- Dataset section -
════════════════
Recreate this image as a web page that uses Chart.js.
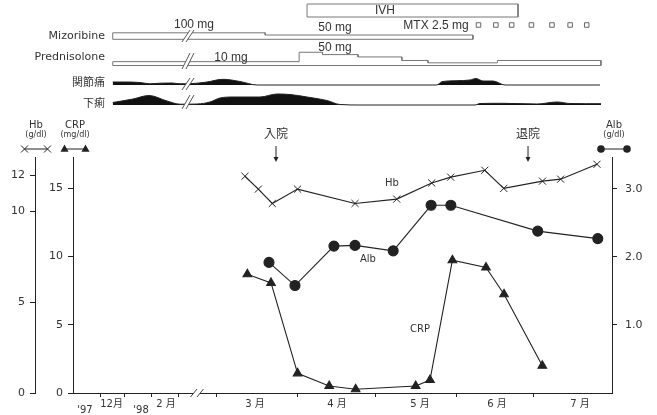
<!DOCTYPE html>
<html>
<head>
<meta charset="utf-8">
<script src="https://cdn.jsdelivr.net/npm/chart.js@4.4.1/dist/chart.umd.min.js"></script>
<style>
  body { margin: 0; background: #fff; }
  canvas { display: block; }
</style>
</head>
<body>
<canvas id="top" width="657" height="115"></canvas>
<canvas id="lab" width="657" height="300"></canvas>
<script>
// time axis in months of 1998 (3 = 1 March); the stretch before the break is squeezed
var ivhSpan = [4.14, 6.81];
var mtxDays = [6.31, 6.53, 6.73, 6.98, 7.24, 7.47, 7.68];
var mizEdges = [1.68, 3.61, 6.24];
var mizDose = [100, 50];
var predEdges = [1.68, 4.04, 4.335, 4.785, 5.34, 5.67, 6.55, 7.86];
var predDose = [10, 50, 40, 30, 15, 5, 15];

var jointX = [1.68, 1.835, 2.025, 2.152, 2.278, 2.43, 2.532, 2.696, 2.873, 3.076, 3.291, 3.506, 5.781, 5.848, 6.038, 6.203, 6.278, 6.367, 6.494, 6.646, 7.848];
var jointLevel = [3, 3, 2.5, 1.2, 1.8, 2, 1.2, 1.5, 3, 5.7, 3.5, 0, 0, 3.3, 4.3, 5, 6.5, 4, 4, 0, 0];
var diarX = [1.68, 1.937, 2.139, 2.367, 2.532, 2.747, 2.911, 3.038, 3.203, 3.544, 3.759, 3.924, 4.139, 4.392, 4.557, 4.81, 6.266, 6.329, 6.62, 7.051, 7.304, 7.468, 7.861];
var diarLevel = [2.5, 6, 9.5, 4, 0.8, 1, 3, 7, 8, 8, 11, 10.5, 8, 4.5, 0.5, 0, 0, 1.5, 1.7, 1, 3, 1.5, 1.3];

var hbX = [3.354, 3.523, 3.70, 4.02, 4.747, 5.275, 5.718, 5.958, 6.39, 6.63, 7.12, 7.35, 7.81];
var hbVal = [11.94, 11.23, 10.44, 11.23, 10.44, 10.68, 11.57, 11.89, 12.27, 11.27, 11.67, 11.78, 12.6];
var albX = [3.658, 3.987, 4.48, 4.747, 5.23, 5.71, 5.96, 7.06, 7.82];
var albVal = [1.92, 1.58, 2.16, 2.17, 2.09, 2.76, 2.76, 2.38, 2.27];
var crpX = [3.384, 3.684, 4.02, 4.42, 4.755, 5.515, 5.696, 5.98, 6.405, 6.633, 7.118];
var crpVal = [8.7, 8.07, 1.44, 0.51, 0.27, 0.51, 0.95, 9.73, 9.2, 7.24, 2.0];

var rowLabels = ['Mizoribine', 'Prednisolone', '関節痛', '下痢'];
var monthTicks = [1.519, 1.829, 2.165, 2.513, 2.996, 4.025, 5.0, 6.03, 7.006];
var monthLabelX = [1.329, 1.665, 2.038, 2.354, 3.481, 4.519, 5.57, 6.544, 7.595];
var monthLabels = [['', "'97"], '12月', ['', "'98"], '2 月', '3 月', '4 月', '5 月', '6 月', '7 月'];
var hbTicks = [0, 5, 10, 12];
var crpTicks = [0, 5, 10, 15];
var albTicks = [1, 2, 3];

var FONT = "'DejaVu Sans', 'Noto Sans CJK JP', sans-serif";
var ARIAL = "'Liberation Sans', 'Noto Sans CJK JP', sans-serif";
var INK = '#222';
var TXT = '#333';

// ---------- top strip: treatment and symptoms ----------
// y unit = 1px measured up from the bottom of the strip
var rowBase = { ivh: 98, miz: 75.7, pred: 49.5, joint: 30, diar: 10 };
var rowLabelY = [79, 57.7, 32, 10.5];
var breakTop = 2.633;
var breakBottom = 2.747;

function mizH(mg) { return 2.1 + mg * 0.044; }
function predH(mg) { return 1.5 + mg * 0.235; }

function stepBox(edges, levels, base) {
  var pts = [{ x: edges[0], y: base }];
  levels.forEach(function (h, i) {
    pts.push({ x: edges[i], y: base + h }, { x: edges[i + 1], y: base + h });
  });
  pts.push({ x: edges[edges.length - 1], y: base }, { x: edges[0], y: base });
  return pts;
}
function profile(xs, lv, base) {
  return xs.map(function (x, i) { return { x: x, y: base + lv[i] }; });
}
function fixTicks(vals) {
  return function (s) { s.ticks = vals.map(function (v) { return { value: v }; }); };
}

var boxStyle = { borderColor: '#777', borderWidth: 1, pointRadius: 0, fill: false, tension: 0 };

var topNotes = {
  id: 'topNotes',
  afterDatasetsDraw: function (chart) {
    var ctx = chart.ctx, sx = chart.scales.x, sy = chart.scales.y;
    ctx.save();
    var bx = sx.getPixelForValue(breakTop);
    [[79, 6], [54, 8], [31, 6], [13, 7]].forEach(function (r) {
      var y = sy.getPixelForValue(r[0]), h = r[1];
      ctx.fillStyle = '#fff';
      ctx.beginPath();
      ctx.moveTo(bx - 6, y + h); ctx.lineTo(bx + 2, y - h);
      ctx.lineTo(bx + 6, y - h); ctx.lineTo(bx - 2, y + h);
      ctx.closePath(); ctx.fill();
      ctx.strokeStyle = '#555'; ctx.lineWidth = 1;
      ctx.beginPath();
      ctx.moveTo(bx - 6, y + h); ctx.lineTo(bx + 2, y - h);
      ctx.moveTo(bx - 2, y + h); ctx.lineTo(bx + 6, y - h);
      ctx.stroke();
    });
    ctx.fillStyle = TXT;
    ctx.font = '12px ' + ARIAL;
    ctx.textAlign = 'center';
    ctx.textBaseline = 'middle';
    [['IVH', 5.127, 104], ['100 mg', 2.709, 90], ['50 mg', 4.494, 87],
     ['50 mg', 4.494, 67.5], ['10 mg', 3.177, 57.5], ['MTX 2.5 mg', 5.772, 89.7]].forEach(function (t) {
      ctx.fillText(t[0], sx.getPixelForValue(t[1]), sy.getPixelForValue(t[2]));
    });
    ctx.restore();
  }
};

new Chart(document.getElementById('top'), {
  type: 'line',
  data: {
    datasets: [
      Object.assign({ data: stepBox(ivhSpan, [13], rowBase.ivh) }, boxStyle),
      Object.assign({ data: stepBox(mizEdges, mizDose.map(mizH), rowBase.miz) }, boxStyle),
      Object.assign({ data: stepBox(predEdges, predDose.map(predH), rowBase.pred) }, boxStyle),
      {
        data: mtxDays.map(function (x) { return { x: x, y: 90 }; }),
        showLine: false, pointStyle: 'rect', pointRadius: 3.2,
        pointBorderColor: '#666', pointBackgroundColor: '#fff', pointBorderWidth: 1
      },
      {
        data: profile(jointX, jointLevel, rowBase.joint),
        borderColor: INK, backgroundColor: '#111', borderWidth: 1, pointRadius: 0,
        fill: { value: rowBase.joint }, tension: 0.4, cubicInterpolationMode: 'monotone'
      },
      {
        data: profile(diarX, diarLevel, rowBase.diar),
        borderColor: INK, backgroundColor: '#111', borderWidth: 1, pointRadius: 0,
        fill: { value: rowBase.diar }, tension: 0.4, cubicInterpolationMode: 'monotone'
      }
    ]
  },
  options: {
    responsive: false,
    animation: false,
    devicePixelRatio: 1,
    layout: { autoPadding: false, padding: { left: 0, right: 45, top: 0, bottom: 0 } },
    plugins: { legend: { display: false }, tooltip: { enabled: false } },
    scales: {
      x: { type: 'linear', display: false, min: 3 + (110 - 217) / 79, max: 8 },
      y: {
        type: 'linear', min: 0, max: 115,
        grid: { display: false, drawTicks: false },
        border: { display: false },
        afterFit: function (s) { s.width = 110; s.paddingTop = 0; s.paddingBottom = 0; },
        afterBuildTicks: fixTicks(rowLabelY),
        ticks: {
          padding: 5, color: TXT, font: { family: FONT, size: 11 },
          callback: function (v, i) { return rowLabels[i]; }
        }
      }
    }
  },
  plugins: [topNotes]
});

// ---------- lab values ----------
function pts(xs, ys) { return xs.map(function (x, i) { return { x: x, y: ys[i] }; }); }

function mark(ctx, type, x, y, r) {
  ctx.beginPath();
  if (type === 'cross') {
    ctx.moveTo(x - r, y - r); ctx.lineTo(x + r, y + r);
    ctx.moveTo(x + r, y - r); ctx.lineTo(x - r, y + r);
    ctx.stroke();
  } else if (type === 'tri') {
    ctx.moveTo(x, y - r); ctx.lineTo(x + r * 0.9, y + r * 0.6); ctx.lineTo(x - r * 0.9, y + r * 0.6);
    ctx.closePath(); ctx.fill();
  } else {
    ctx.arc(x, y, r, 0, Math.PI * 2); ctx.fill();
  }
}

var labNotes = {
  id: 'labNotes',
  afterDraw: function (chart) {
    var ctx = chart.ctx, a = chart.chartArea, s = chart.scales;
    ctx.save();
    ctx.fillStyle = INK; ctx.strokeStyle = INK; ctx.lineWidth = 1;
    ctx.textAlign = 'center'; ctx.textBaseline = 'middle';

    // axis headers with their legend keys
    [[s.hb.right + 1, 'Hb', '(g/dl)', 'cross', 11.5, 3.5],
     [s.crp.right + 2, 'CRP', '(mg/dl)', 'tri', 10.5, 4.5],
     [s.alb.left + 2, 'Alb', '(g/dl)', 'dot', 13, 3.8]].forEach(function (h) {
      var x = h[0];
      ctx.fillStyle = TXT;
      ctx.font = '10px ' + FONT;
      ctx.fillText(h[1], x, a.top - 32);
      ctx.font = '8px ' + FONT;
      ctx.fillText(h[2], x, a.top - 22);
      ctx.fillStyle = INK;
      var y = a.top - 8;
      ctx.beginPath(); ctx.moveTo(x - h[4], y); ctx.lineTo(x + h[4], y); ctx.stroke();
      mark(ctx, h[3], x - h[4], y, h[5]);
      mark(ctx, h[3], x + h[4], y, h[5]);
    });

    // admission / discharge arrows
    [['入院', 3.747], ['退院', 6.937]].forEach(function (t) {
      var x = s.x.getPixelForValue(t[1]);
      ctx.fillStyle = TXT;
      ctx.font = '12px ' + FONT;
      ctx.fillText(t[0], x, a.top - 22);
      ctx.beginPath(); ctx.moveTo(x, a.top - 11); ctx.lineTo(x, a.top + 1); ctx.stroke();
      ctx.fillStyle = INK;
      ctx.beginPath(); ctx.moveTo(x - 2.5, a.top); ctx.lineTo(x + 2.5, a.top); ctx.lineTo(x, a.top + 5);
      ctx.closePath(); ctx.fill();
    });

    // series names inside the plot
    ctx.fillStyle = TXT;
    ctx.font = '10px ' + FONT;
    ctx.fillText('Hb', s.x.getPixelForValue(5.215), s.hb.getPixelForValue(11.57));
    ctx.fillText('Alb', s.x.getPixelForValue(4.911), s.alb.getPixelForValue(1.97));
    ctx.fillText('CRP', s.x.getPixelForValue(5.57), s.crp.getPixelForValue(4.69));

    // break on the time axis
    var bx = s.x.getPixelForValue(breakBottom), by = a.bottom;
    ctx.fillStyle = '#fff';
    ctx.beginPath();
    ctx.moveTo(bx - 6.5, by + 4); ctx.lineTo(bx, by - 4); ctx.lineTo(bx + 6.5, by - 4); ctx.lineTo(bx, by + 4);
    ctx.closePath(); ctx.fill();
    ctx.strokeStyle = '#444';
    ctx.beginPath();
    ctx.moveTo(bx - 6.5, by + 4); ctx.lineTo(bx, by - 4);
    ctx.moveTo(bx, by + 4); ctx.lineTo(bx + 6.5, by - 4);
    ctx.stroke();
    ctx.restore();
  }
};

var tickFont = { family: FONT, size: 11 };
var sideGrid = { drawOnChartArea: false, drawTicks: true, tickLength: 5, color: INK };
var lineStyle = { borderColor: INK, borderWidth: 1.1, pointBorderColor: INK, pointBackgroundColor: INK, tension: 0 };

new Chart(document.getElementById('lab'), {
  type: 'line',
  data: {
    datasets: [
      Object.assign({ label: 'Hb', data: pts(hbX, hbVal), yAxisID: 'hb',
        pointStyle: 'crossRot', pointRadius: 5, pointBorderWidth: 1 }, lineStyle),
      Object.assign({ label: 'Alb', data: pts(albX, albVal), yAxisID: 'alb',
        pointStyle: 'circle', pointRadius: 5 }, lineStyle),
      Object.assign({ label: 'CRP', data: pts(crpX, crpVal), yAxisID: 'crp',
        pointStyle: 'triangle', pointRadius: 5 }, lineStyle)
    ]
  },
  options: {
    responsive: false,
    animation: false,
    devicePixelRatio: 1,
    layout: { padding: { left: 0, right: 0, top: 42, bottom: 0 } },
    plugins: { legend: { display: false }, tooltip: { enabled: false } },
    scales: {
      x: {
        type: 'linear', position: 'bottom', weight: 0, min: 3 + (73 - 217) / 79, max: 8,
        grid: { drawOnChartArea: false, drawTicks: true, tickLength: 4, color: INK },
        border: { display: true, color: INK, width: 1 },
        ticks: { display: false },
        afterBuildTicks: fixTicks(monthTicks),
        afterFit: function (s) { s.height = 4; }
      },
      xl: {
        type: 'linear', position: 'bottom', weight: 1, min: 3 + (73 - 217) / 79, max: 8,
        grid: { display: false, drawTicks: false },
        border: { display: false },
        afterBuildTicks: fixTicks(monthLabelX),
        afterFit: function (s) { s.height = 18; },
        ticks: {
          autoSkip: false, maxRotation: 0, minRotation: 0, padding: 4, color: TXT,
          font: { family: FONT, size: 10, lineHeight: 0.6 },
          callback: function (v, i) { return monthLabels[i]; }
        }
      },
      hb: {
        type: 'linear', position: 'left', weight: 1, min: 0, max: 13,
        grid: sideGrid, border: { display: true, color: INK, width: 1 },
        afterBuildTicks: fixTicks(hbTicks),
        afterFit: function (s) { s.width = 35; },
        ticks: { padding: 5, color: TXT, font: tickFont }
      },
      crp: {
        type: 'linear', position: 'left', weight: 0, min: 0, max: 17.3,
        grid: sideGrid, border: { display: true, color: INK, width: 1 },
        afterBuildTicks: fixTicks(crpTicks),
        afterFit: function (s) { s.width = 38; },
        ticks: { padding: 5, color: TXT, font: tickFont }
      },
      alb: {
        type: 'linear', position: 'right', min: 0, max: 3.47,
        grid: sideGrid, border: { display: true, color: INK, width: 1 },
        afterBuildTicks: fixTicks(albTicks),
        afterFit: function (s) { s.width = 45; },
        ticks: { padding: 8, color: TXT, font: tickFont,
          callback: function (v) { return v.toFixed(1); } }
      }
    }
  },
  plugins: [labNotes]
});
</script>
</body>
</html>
════════════════
- Exercise details -
Leave out the pictures. Transcribe only the lines above, from the first through the one that contains "9.2, 7.24, 2.0];".

- Response to this task -
Recreate this image as a web page that uses Chart.js.
<!DOCTYPE html>
<html>
<head>
<meta charset="utf-8">
<script src="https://cdn.jsdelivr.net/npm/chart.js@4.4.1/dist/chart.umd.min.js"></script>
<style>
  body { margin: 0; background: #fff; }
  canvas { display: block; }
</style>
</head>
<body>
<canvas id="top" width="657" height="115"></canvas>
<canvas id="lab" width="657" height="300"></canvas>
<script>
// time axis in months of 1998 (3 = 1 March); the stretch before the break is squeezed
var ivhSpan = [4.14, 6.81];
var mtxDays = [6.31, 6.53, 6.73, 6.98, 7.24, 7.47, 7.68];
var mizEdges = [1.68, 3.61, 6.24];
var mizDose = [100, 50];
var predEdges = [1.68, 4.04, 4.335, 4.785, 5.34, 5.67, 6.55, 7.86];
var predDose = [10, 50, 40, 30, 15, 5, 15];

var jointX = [1.68, 1.835, 2.025, 2.152, 2.278, 2.43, 2.532, 2.696, 2.873, 3.076, 3.291, 3.506, 5.781, 5.848, 6.038, 6.203, 6.278, 6.367, 6.494, 6.646, 7.848];
var jointLevel = [3, 3, 2.5, 1.2, 1.8, 2, 1.2, 1.5, 3, 5.7, 3.5, 0, 0, 3.3, 4.3, 5, 6.5, 4, 4, 0, 0];
var diarX = [1.68, 1.937, 2.139, 2.367, 2.532, 2.747, 2.911, 3.038, 3.203, 3.544, 3.759, 3.924, 4.139, 4.392, 4.557, 4.81, 6.266, 6.329, 6.62, 7.051, 7.304, 7.468, 7.861];
var diarLevel = [2.5, 6, 9.5, 4, 0.8, 1, 3, 7, 8, 8, 11, 10.5, 8, 4.5, 0.5, 0, 0, 1.5, 1.7, 1, 3, 1.5, 1.3];

var hbX = [3.354, 3.523, 3.70, 4.02, 4.747, 5.275, 5.718, 5.958, 6.39, 6.63, 7.12, 7.35, 7.81];
var hbVal = [11.94, 11.23, 10.44, 11.23, 10.44, 10.68, 11.57, 11.89, 12.27, 11.27, 11.67, 11.78, 12.6];
var albX = [3.658, 3.987, 4.48, 4.747, 5.23, 5.71, 5.96, 7.06, 7.82];
var albVal = [1.92, 1.58, 2.16, 2.17, 2.09, 2.76, 2.76, 2.38, 2.27];
var crpX = [3.384, 3.684, 4.02, 4.42, 4.755, 5.515, 5.696, 5.98, 6.405, 6.633, 7.118];
var crpVal = [8.7, 8.07, 1.44, 0.51, 0.27, 0.51, 0.95, 9.73, 9.2, 7.24, 2.0];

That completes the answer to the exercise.